2.11.21

She wants to die to reenact the trauma of the death of her father. —Raconte-t-il une histoire vraie, cet homme d’un certain âge à la terrasse du café les deux musées, ou résume-t-il un conte horrifique, un film, un épisode d’une série télévisé ? Ne m’étant pas arrêté pour lui poser la question en sortant du Musée d’Orsay, je ne le saurai sans doute jamais. Et c’est mieux ainsi : si je m’étais arrêté, je lui aurais dit que cette situation était paradoxale car, si elle meurt, elle ne répétera pas le traumatisme de la mort de son père, elle mourra tout simplement, or, il faut qu’elle vive pour revivre.

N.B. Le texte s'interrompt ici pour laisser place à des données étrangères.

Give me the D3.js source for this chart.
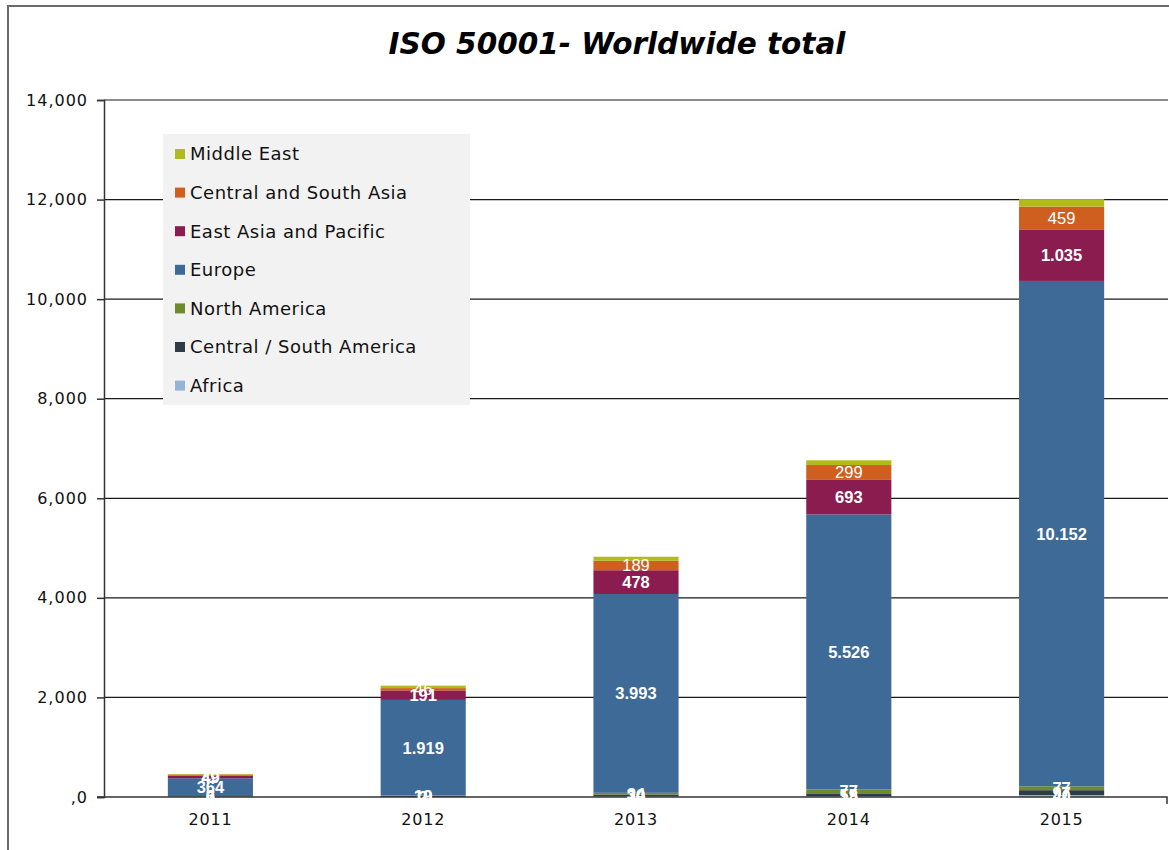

À moins, c’est une hypothèse que je formule à présent, à moins qu’elle doive mourir pour qu’une tierce personne (sa fille, puisqu’il est question de her father) répète le traumatisme de la mort de son père, mais alors il ne s’agirait pas de la répétition du traumatisme précédent, mais d’un nouveau traumatisme, qu’elle aurait à revivre par la suite, on n’en finit plus, et puis pourquoi diable vouloir infliger des traumatismes à des tierces personnes ? Non, vraiment, lui aurais-je dit, vraiment, si c’est le résumé d’un conte fantastique, c’est stupide, et si c’est une histoire vraie, lisez des contes fantastiques, cela vous donnera de bonnes idées pour vos histoires vraies. Devant l’hommage à Delacroix de Fantin-Latour, je suis frappé par la représentation de Baudelaire, qui me semble flou. Un flou singulier qui épouse son regard absent sous ce front immense que dégage la crinière grise d’un vieux fauve fatigué, les lèvres fines quasi effacées, la lassitude de la pose, la tristesse à laquelle on croirait presque n’était ce mouchoir de poche blanc dans la veste croisée noire dont le chu savamment étudié (on dirait qu’il va tomber, c’est-à-dire, mais tient droit, son coin pointant vers Whistler) signifie que tout cela est pensé. Je regrette qu’il n’y ait pas de grand tableau de Baudelaire (le Courbet de 1847 n’est guère qu’une scène de genre), un tableau qui aurait été comme une icône, comme le Saint-Jérôme du Greco ou du Caravage, une œuvre devant laquelle se prosterner, qui donne conscience de la misère, du mystère, de la grandeur, oui, quelque chose d’immense, de plus grand que nous. Mais non rien.